Many of Britain’s billionaire-owned media outlets ran the same front page quote about Labour’s manifesto on 22 November. Based on comments by the boss of the Institute of Fiscal Studies (IFS) Paul Johnson, they screeched at readers that Jeremy Corbyn’s plans are “not credible”.
But economics journalist Paul Mason nailed the glaring flaw with this notion. Namely, that the attack line stems from a failure to think outside of the current prevailing “ideology” in Britain, which Labour’s plans fundamentally do, and arguably, the country desperately needs.
A question of trust
The IFS offered its hot take on Labour’s manifesto proposals on 21 November. Johnson gave an interview to ITV in which he made the “not credible” claim about Labour’s tax proposals. Mason questioned the IFS’s “credibility” in response:
The Institute for Fiscal Studies is in danger of destroying its own credibility: its attacks on Labour's manifesto have crossed the line from reasoned analysis to ideology. As an economics journalist don't trust them anymore. Here's why… 1/
— Paul Mason (@paulmasonnews) November 22, 2019
Mason then went on to highlight the wider point made by Johnson and the IFS regarding Labour’s plans. The Guardian reported that the IFS director said:
The truth is of course that in the end corporation tax is paid by workers, customers or shareholders so would affect many in the population.
As Labour’s manifesto details, it will “reverse some of the Tories’ cuts to corporation tax while keeping rates lower than in 2010”. The party plans to increase this tax on companies gradually, up to 26%, which is less than the 28% it stood prior to the coalition government. Regarding Johnson’s position on this, Mason clarified:
So the argument is that corporation tax, and other taxes raised on companies “inevitably” gets passed on to consumers, workers and shareholders. The right wing ideological claim “companies don’t pay taxes, people do”, then is at the heart of the argument…
3/ So the argument is that corporation tax, and other taxes raised on companies "inevitably" gets passed on to consumers, workers and shareholders. The right wing ideological claim "companies don't pay taxes, people do", then is at the heart of the argument…
— Paul Mason (@paulmasonnews) November 22, 2019
The economics journalist points to a problem with this argument, though. He said “Labour’s structural reforms will protect consumers and workers”. So, Mason argued:
It is simply ideology, not professional economics, to insist that the burden of a 26% tax rate on corporations “must” be felt by workers and consumers.
Change the calculation
Effectively, Mason is saying the IFS has passed judgement on Labour’s tax plans without factoring in the impact of all its policies. Labour’s manifesto contains a whole raft of proposals besides raising corporation tax. Lower housing, energy, water, transport, and even broadband costs through its nationalisation plans would obviously benefit many consumers. Meanwhile, the party’s plans for workers, such as a Real Living Wage, higher public sector wages, scrapping zero-hour contracts, and strengthening union rights will not only protect but embolden workers.
As Mason notes:
There is no experience in the post-neoliberal economy of a rich world govt systematically blocking corporations from passing on tax rises to consumers and workers – yet that is what Labour will do.

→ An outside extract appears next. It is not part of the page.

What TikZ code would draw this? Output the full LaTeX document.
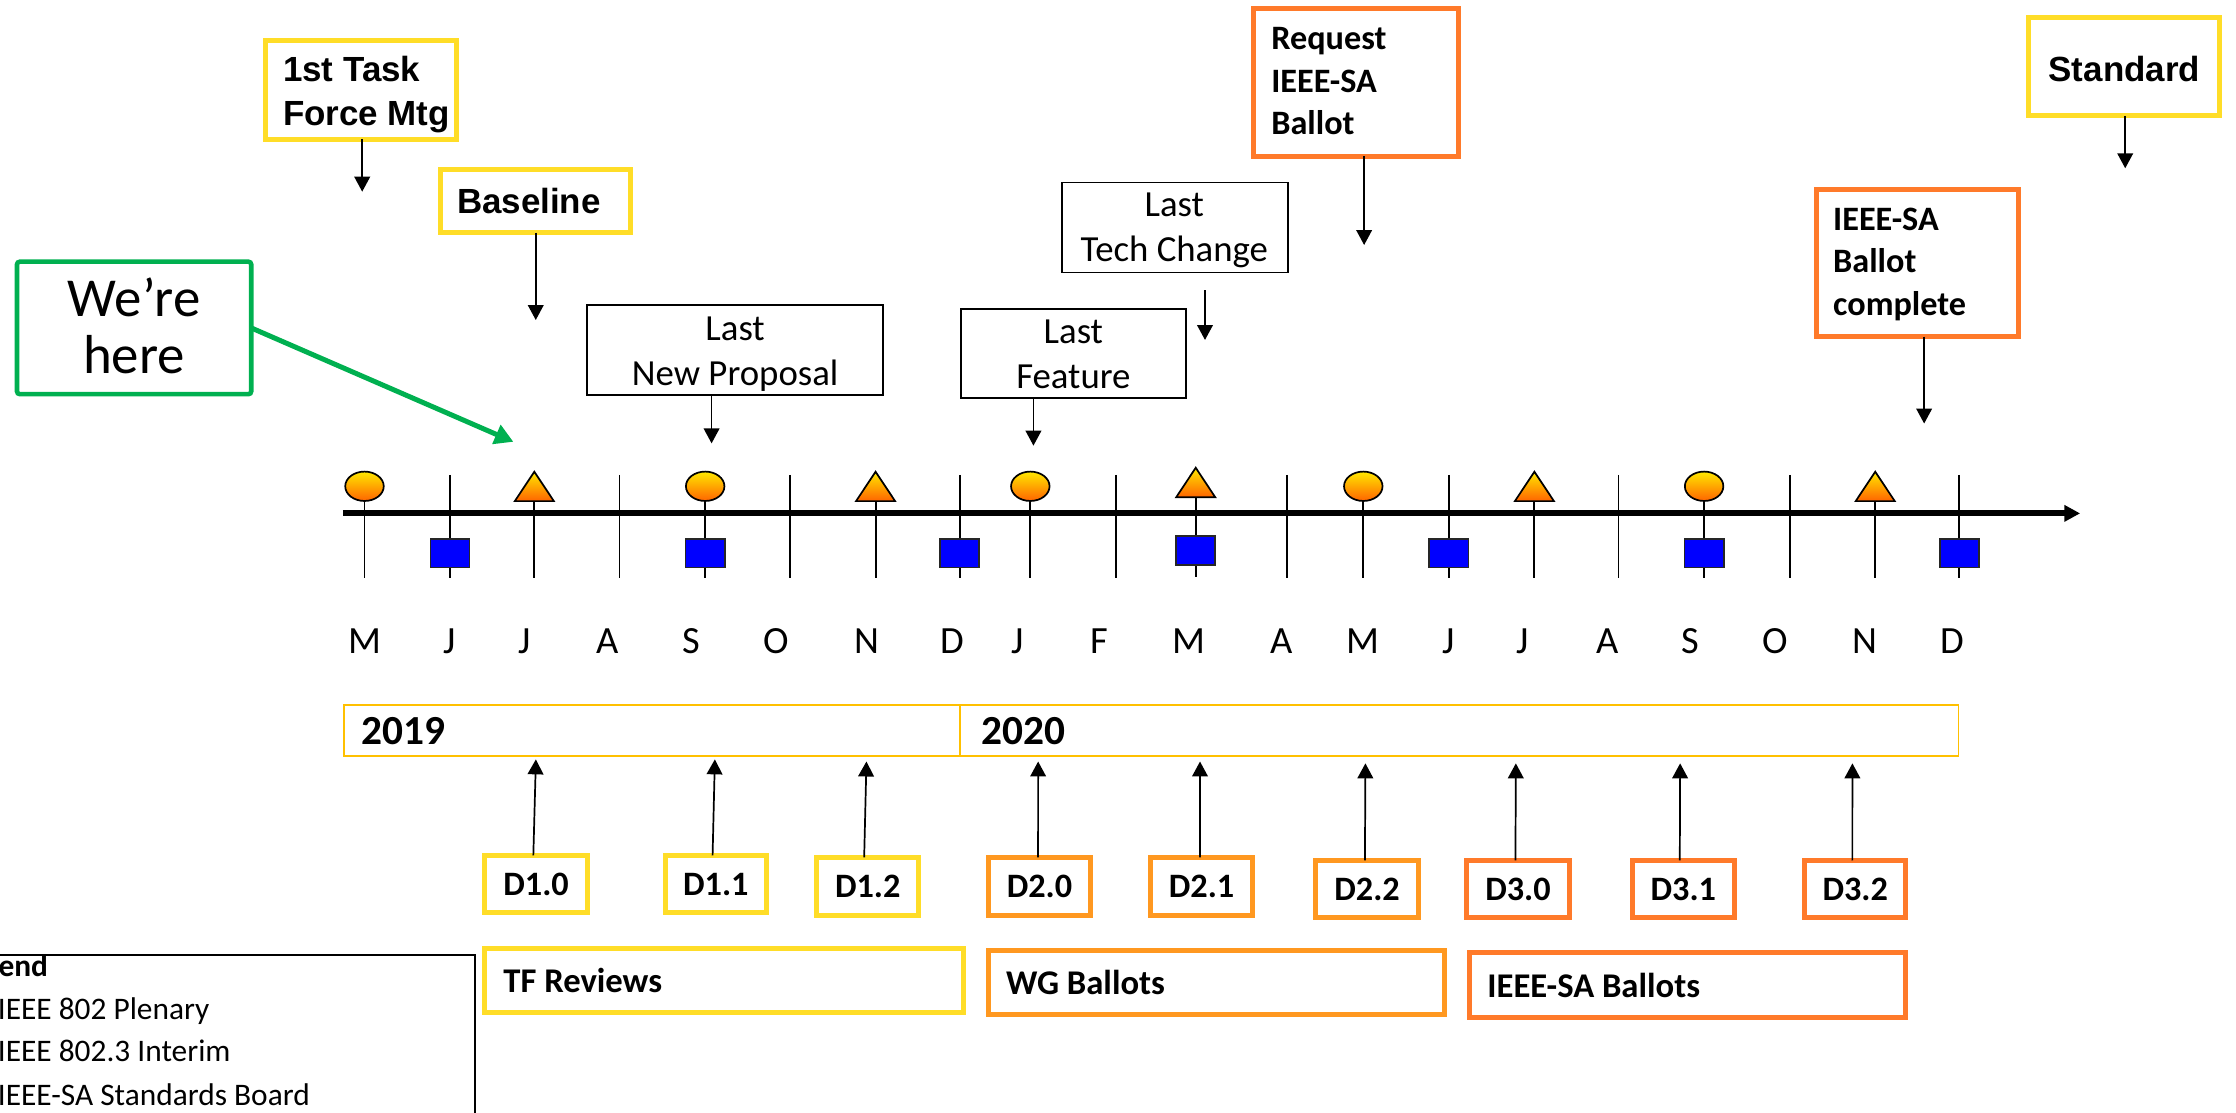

Basically, Mason says outfits like the IFS aren’t equipping themselves properly. They’re examining Labour’s tax plans within the boundaries of an “ideology” that wouldn’t exist under a Corbyn government. The economics journalist did, though, helpfully offer a way through the impasse the IFS currently finds itself in:
Here’s the challenge: build an agent based model to simulate the behaviour of workers, consumers, the government, financial speculators, companies and the central bank. Test Labour’s manifesto against it. Without that the IFS “not credible claim” is just bullshit.
Not fit for purpose
That is the challenge for institutions like the IFS: analysing Labour’s plans in the context of the party’s transformative plans for the country as a whole, not through the lens of the system as it stands. If it doesn’t rise to it, it’s in danger of misleading the public.
It’s not a challenge the billionaire-owned papers that seized on the IFS claim are likely to take up, though. Doing so would severely interfere with their propaganda operations. They’ll no doubt continue to spread anything that could be damaging to a progressive agenda on their front pages. However, people deserve better from the IFS.